A van pulled up beside her.

“You need a ride?” a man asked through a cracked window.

She needed something, so she got in.

“How would you like to make 50 bucks?”

The man was ugly, with a dark scar that looked almost like a bruise around his left eye. He was about 45, and fat, like he swallowed a beach ball.

But he promised her $50.

It would be just this one time, she told herself, and at least she was getting something in return.

He pulled off the road into a vacant lot.

“OK, this is going to be over in a little bit,” she repeated over and over in her mind, while they had sex in the back of the van. “I’m going to have $50.”

It was still raining when he dropped her off at school. She walked into class with $50 worth of heroin stuffed in her bra.

15 and homeless

She hasn’t gone to school since she left home after her overdose in March. On this busy street she’s just another set of hollow eyes looking for the next fix. Education has never seemed less important.

She can’t stop crying. She’s walking down the streets of West Dallas with nowhere to go.

“What’s wrong?” an old man calls out.

He’s kind. He doesn’t want anything in return, just lets her stay at his apartment. Then food disappears from the community kitchen he shares with his neighbors and they decide it must have been her, and she’s kicked out.

It’s a scary life. Cops drive up and down the streets, walk in and out of rundown apartments and flop houses. She swears one of them sees her clutching her pipe in her fist, but he doesn’t say anything.

At night, it’s all about survival. She sleeps on doorsteps, in abandoned buildings, always holding on to some kind of weapon, usually a knife.

It’s summer now and warm enough to sleep on the streets, but she seeks shelter from other dangers.

Behind just about every other door is someone dealing some kind of drug.

She meets a guy who built a lean-to out of plywood against a row of apartment buildings and he lets her stay there.

During the day, she joins a line of women walking along the main street advertising what they have to sell – using their bodies to barter for money and drugs.

At 15, she’s the youngest, the most popular. She can stand to take about four appointments each day. Three are regulars who pick her up every other day, and the fourth a random john.

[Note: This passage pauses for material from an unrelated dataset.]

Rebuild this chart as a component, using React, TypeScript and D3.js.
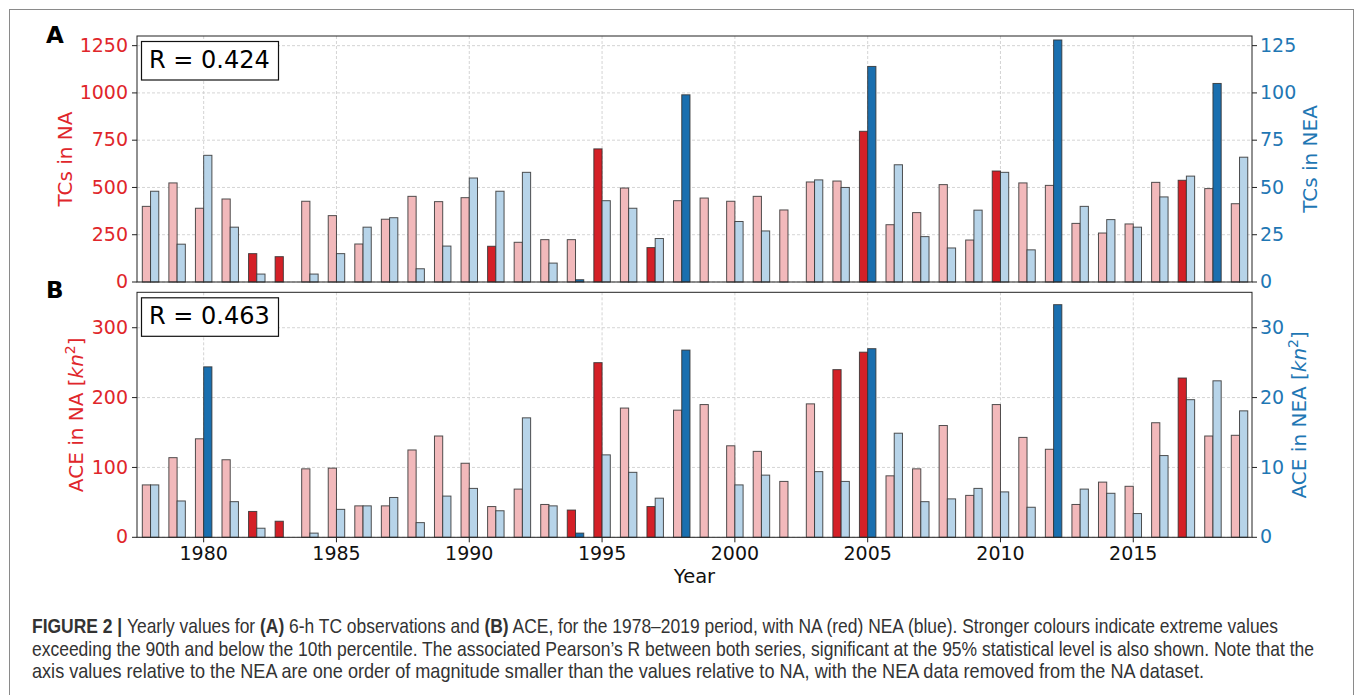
import * as d3 from "d3";

// years on the x axis
const years = [
  1978, 1979, 1980, 1981, 1982, 1983, 1984, 1985, 1986, 1987, 1988, 1989,
  1990, 1991, 1992, 1993, 1994, 1995, 1996, 1997, 1998, 1999,
  2000, 2001, 2002, 2003, 2004, 2005, 2006, 2007, 2008, 2009,
  2010, 2011, 2012, 2013, 2014, 2015, 2016, 2017, 2018, 2019,
];

// panel A: 6-h TC observations
const tcsNA = [
  400, 524, 390, 439, 150, 134, 427, 351, 201, 332, 453, 425,
  446, 189, 210, 224, 224, 704, 497, 182, 430, 444,
  427, 453, 381, 529, 534, 797, 303, 367, 515, 222,
  587, 524, 511, 310, 259, 307, 527, 538, 494, 414,
];
const tcsNEA = [
  48, 20, 67, 29, 4.2, 0, 4.2, 15, 29, 34, 7, 19,
  55, 48, 58, 10, 1.2, 43, 39, 23, 99, 0,
  32, 27, 0, 54, 50, 114, 62, 24, 18, 38,
  58, 17, 128, 40, 33, 29, 45, 56, 105, 66,
];
const tcsNAStrong = [1982, 1983, 1991, 1995, 1997, 2005, 2010, 2017];
const tcsNEAStrong = [1994, 1998, 2005, 2012, 2018];

// panel B: ACE
const aceNA = [
  75, 114, 141, 111, 37, 23, 98, 99, 45, 45, 125, 145,
  106, 44, 69, 47, 39, 250, 185, 44, 182, 190,
  131, 123, 80, 191, 240, 265, 88, 98, 160, 60,
  190, 143, 126, 47, 79, 73, 164, 228, 145, 146,
];
const aceNEA = [
  7.5, 5.2, 24.4, 5.1, 1.3, 0, 0.6, 4.0, 4.5, 5.7, 2.1, 5.9,
  7.0, 3.8, 17.1, 4.5, 0.6, 11.8, 9.3, 5.6, 26.8, 0,
  7.5, 8.9, 0, 9.4, 8.0, 27.0, 14.9, 5.1, 5.5, 7.0,
  6.5, 4.3, 33.3, 6.9, 6.3, 3.4, 11.7, 19.7, 22.4, 18.1,
];
const aceNAStrong = [1982, 1983, 1994, 1995, 1997, 2004, 2005, 2017];
const aceNEAStrong = [1980, 1994, 1998, 2005, 2012];

// ticks
const xTicks = [1980, 1985, 1990, 1995, 2000, 2005, 2010, 2015];
const tcsLeftTicks = [0, 250, 500, 750, 1000, 1250];
const tcsRightTicks = [0, 25, 50, 75, 100, 125];
const aceLeftTicks = [0, 100, 200, 300];
const aceRightTicks = [0, 10, 20, 30];

const captionLines = [
  [
    { t: "FIGURE 2 | ", b: true },
    { t: "Yearly values for ", b: false },
    { t: "(A)", b: true },
    { t: " 6-h TC observations and ", b: false },
    { t: "(B)", b: true },
    { t: " ACE, for the 1978\u20132019 period, with NA (red) NEA (blue). Stronger colours indicate extreme values", b: false },
  ],
  [{ t: "exceeding the 90th and below the 10th percentile. The associated Pearson\u2019s R between both series, significant at the 95% statistical level is also shown. Note that the", b: false }],
  [{ t: "axis values relative to the NEA are one order of magnitude smaller than the values relative to NA, with the NEA data removed from the NA dataset.", b: false }],
];
const captionLengths = [1246, 1282, 1172];

const RED = "#e0262b";
const BLUE = "#1f77b4";
const PINK = "#f2b9bb";
const STRONG_RED = "#d42027";
const LIGHT_BLUE = "#b7d4e9";
const STRONG_BLUE = "#1a6faf";
const FONT = "'DejaVu Sans', sans-serif";

const left = 137;
const right = 1252;
const barW = 0.31;
const x = d3.scaleLinear().domain([1977.49, 2019.47]).range([left, right]);

function AceLabel({ name }) {
  return (
    <>
      <tspan>{`ACE in ${name} [`}</tspan>
      <tspan fontStyle="italic">kn</tspan>
      <tspan dy={-8} fontSize={14}>2</tspan>
      <tspan dy={8}>]</tspan>
    </>
  );
}

function Panel({ top, bottom, na, nea, naStrong, neaStrong, lMax, rMax, lTicks, rTicks, rText, letter, letterY, boxY, showX, lLabelX, rLabelX, lLabel, rLabel }) {
  const yL = d3.scaleLinear().domain([0, lMax]).range([bottom, top]);
  const yR = d3.scaleLinear().domain([0, rMax]).range([bottom, top]);
  const mid = (top + bottom) / 2;

  return (
    <g>
      {/* grid */}
      {lTicks.map((d) => (
        <line key={"gy" + d} x1={left} x2={right} y1={yL(d)} y2={yL(d)} stroke="#cfcfcf" strokeWidth={0.9} strokeDasharray="3,2" />
      ))}
      {xTicks.map((d) => (
        <line key={"gx" + d} x1={x(d)} x2={x(d)} y1={top} y2={bottom} stroke="#cfcfcf" strokeWidth={0.9} strokeDasharray="3,2" />
      ))}

      {/* bars */}
      {years.map((yr, i) => (
        <rect
          key={"na" + yr}
          x={x(yr - barW)}
          width={x(yr) - x(yr - barW)}
          y={yL(na[i])}
          height={bottom - yL(na[i])}
          fill={naStrong.includes(yr) ? STRONG_RED : PINK}
          stroke="#333"
          strokeOpacity={0.85}
          strokeWidth={1}
        />
      ))}
      {years.map((yr, i) => (
        <rect
          key={"nea" + yr}
          x={x(yr)}
          width={x(yr + barW) - x(yr)}
          y={yR(nea[i])}
          height={bottom - yR(nea[i])}
          fill={neaStrong.includes(yr) ? STRONG_BLUE : LIGHT_BLUE}
          stroke="#333"
          strokeOpacity={0.85}
          strokeWidth={1}
        />
      ))}

      {/* spines */}
      <rect x={left} y={top} width={right - left} height={bottom - top} fill="none" stroke="#222" strokeWidth={1} />

      {/* left axis */}
      {lTicks.map((d) => (
        <g key={"lt" + d} transform={`translate(${left},${yL(d)})`}>
          <line x1={-5} x2={0} stroke="#222" />
          <text x={-9} dy="0.32em" textAnchor="end" fill={RED} fontFamily={FONT} fontSize={19}>{d}</text>
        </g>
      ))}
      {/* right axis */}
      {rTicks.map((d) => (
        <g key={"rt" + d} transform={`translate(${right},${yR(d)})`}>
          <line x1={0} x2={5} stroke="#222" />
          <text x={8} dy="0.32em" textAnchor="start" fill={BLUE} fontFamily={FONT} fontSize={19}>{d}</text>
        </g>
      ))}
      {/* bottom axis */}
      {showX &&
        xTicks.map((d) => (
          <g key={"xt" + d} transform={`translate(${x(d)},${bottom})`}>
            <line y1={0} y2={5} stroke="#222" />
            <text y={22.7} textAnchor="middle" fill="#111" fontFamily={FONT} fontSize={19}>{d}</text>
          </g>
        ))}

      {/* axis labels */}
      <text transform={`translate(${lLabelX},${mid}) rotate(-90)`} textAnchor="middle" fill={RED} fontFamily={FONT} fontSize={20}>
        {lLabel}
      </text>
      <text transform={`translate(${rLabelX},${mid}) rotate(-90)`} textAnchor="middle" fill={BLUE} fontFamily={FONT} fontSize={20}>
        {rLabel}
      </text>

      {/* panel letter */}
      <text x={46} y={letterY} fill="#000" fontFamily={FONT} fontWeight="bold" fontSize={23}>{letter}</text>

      {/* R box */}
      <rect x={141.5} y={boxY + 0.5} width={137} height={38.5} fill="#fff" stroke="#111" strokeWidth={1.2} />
      <text x={149} y={boxY + 26.5} fill="#000" fontFamily={FONT} fontSize={24}>{rText}</text>
    </g>
  );
}

export default function App() {
  return (
    <svg width={1355} height={695} style={{ position: "absolute", left: 0, top: 0, background: "#fff" }}>
      {/* outer frame */}
      <rect x={9.5} y={9.5} width={1344} height={720} fill="none" stroke="#8a8a8a" strokeWidth={1} />

      <Panel
        top={36}
        bottom={282}
        na={tcsNA}
        nea={tcsNEA}
        naStrong={tcsNAStrong}
        neaStrong={tcsNEAStrong}
        lMax={1301}
        rMax={130.1}
        lTicks={tcsLeftTicks}
        rTicks={tcsRightTicks}
        rText="R = 0.424"
        letter="A"
        letterY={43}
        boxY={41}
        showX={false}
        lLabelX={72}
        rLabelX={1317}
        lLabel="TCs in NA"
        rLabel="TCs in NEA"
      />
      <Panel
        top={292.3}
        bottom={537.3}
        na={aceNA}
        nea={aceNEA}
        naStrong={aceNAStrong}
        neaStrong={aceNEAStrong}
        lMax={350.7}
        rMax={35.07}
        lTicks={aceLeftTicks}
        rTicks={aceRightTicks}
        rText="R = 0.463"
        letter="B"
        letterY={298}
        boxY={297.3}
        showX={true}
        lLabelX={83}
        rLabelX={1306}
        lLabel={<AceLabel name="NA" />}
        rLabel={<AceLabel name="NEA" />}
      />

      {/* x label */}
      <text x={(left + right) / 2} y={583} textAnchor="middle" fill="#111" fontFamily={FONT} fontSize={19.5}>Year</text>

      {/* caption */}
      {captionLines.map((parts, i) => (
        <text
          key={"cap" + i}
          x={32}
          y={633 + i * 22.5}
          fill="#333"
          textLength={captionLengths[i]}
          lengthAdjust="spacingAndGlyphs"
          fontFamily="'Liberation Sans', Arial, sans-serif"
          fontSize={21}
        >
          {parts.map((p, j) => (
            <tspan key={j} fontWeight={p.b ? "bold" : "normal"}>{p.t}</tspan>
          ))}
        </text>
      ))}
    </svg>
  );
}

Twice, men who were unwilling to pay violently took what they wanted.

Her first customer – the guy from the bus stop – knows where to find her now and comes by almost every day. He’s the only one she ever talks to about anything, outside of negotiating price.

She tells him about her family, about living on the street.

He tells her that he’s never had any family and no real friends, never had a girlfriend. He works at Domino’s Pizza and buys and restores cars to sell for a profit. Occasionally, he steals one.

He tells her he got the scar on his face when he was burned by fireworks as a boy in Mexico.

He’s weird. But he buys her food, convinces her to eat, and takes her shopping for clothes at a dollar store. He tells her she can sleep in one of his cars, which is good, because it’s almost October now and starting to get cold at night.

Days run together. All she thinks about is getting high, whatever it takes. Everything else is second priority – even eating. She loses about 30 pounds and the heroin makes her scratch her face. She doesn’t look like herself.

But her dad still recognizes her, and she recognizes him. He’s walking toward her. How did he find her after all these months?

“Please come home with me.”

There’s no more anger. He doesn’t yell. He’s pleading, “Just come home.”

“Hell, no. I can do this by myself.”

She’s running again.

But the next day, she can’t run from the signs. They’re plastered all over: Huge pictures of her face, asking for information on her whereabouts.

But she’s safe now, in the back seat of the car the bus stop-guy lets her sleep in. She smokes some crack and stashes the pipe under the seat, then lays back on the seat.

It’s Oct. 10. She knows that because in two days, she’ll be 16.

Then the lights flash. There’s a swell of voices, but she only recognizes one.

“That’s her,” she hears her father say. “Get her.”